Eddie Chapman was a petty thief with no formal education. He had a fondness for wine and women. He enjoyed living beyond his means and found that the life of crime was the only way to support his extravagant lifestyle. Sadly for Chapmen, one of the unfortunate side effects of his lifestyle was jail and he spent a lot of time in prison. He read all 200 books in the Channel Islands prison library. Then he reread them. He taught himself French and German. He memorized the poems of Tennyson and became a follower of the philosophies of H.G. Wells. The Channel Islands though soon earned the unhappy distinction of becoming the only part of Britain to be occupied by Germany during the Second World War, which is how Chapman came to offer his services to Germany. Seeing an opportunity for adventure, not to mention the opportunity to save his own skin, he earned the trust of the German Secret Service and trained extensively in espionage and sabotage. After months of preparations he parachuted into Britain on a secret mission and he immediately turned himself over to the British Secret Service. He confessed his ties to the Germans and offered to do for Britain what he was supposed to already be doing Germany, thus becoming a double agent.
 
The Germans hailed Eddie Chapman as a hero and awarded him the Iron Cross. In Britain he was pardoned for his numerous past crimes, the only wartime agent to be thus rewarded.  Chapman had a strange spark of heroism, moral obligation, and sense of loyalty yet he was always looking out for himself. His vices were as strong as his virtues.

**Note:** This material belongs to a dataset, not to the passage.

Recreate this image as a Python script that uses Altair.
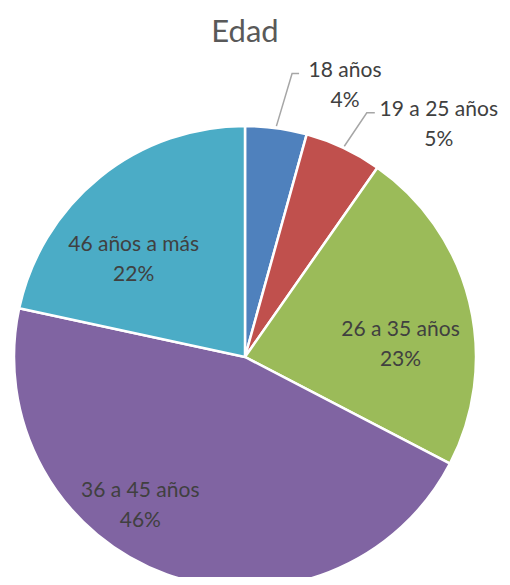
import math
import altair as alt
import pandas as pd

# ---- data ----
categories = ["18 años", "19 a 25 años", "26 a 35 años", "36 a 45 años", "46 años a más"]
values = [4.3, 5.4, 22.9, 45.7, 21.6]
colors = ["#4F81BD", "#C0504D", "#9BBB59", "#8064A2", "#4BACC6"]

# ---- layout ----
W, H = 474, 519
PAD = {"left": 0, "top": 50, "right": 20, "bottom": 0}
CX, CY = 237, 299          # pie centre inside the plot area
R = 231                    # pie radius
FONT = "Lato"

# label placement: distance along the slice's middle angle plus a nudge
label_layout = {
    "18 años":       dict(r=275, dx=63, dy=1),
    "19 a 25 años":  dict(r=260, dx=83, dy=3),
    "26 a 35 años":  dict(r=155, dx=5, dy=25),
    "36 a 45 años":  dict(r=182, dx=-43, dy=-22),
    "46 años a más": dict(r=147, dx=-19, dy=17),
}
# leader lines (start on the rim, elbow and end relative to label centre)
leader_layout = {
    "18 años":      dict(elbow=(-53, -12), end=(-46, -12)),
    "19 a 25 años": dict(elbow=(-72, -12), end=(-64, -12)),
}

total = sum(values)
df = pd.DataFrame({"cat": categories, "value": values, "idx": list(range(len(values)))})

# label positions derived from the slices' middle angles
rows, lrows = [], []
cum = 0.0
for c, v in zip(categories, values):
    mid = (cum + v / 2) / total * 2 * math.pi
    cum += v
    lay = label_layout[c]
    lx = CX + lay["r"] * math.sin(mid) + lay["dx"]
    ly = CY - lay["r"] * math.cos(mid) + lay["dy"]
    rows.append({"cat": c, "pct": f"{round(v)}%", "lx": lx, "ly": ly})
    if c in leader_layout:
        ld = leader_layout[c]
        rr = R + 2
        lrows.append({"cat": c, "k": 0, "x": CX + rr * math.sin(mid), "y": CY - rr * math.cos(mid)})
        lrows.append({"cat": c, "k": 1, "x": lx + ld["elbow"][0], "y": ly + ld["elbow"][1]})
        lrows.append({"cat": c, "k": 2, "x": lx + ld["end"][0], "y": ly + ld["end"][1]})
labels = pd.DataFrame(rows)
leaders = pd.DataFrame(lrows)

arcs = alt.Chart(df).mark_arc(outerRadius=R, stroke="white", strokeWidth=2.5).encode(
    theta=alt.Theta("value:Q", stack=True),
    order=alt.Order("idx:Q"),
    color=alt.Color("cat:N", scale=alt.Scale(domain=categories, range=colors), legend=None),
    x=alt.value(CX),
    y=alt.value(CY),
)

lead = alt.Chart(leaders).mark_line(color="#A6A6A6", strokeWidth=1.5).encode(
    x=alt.X("x:Q", scale=None),
    y=alt.Y("y:Q", scale=None),
    detail="cat:N",
    order="k:Q",
)

txt_kw = dict(font=FONT, fontSize=21, color="#404040", align="center", baseline="middle")
names = alt.Chart(labels).mark_text(dy=-15, **txt_kw).encode(
    x=alt.X("lx:Q", scale=None), y=alt.Y("ly:Q", scale=None), text="cat:N"
)
pcts = alt.Chart(labels).mark_text(dy=15, **txt_kw).encode(
    x=alt.X("lx:Q", scale=None), y=alt.Y("ly:Q", scale=None), text="pct:N"
)

chart = alt.layer(arcs, lead, names, pcts).properties(
    width=W,
    height=H,
    title=alt.Title("Edad", fontSize=31, font=FONT, color="#595959", fontWeight="normal",
                    anchor="middle", offset=9),
    autosize=alt.AutoSizeParams(type="none"),
    padding=PAD,
).configure_view(stroke=None)

chart.save("out.html", embed_options={"renderer": "svg", "actions": False})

A British Secret Service colleague described him in the following way: “One could give him the most difficult of missions knowing that he would carry it out and that he would never betray the official who sent him, but that it was highly probably that he would rob the official who sent him…” In short, he could be relied on to do whatever was asked of him, while being utterly untrustworthy in almost every other respect.
 

Eddie Chapman was one part James Bond and one part Jesse James. His was a life of excitement and danger and the rewards brought about by both, yet there was a complex internal struggle Chapman could not escape as he walked the fine line between fidelity and betrayal. If Ben Macintyre had presented this story as fiction it would have been deemed too outlandish and unlikely, but this story of Nazi espionage, love, and betrayal is all true. Agent Zigzag is compelling, meticulously researched, full of intrigue, and as action packed as anything Hollywood has to offer.

Agent Zigzag was one of The New York Public Library's 25 Books to Remember from 2007.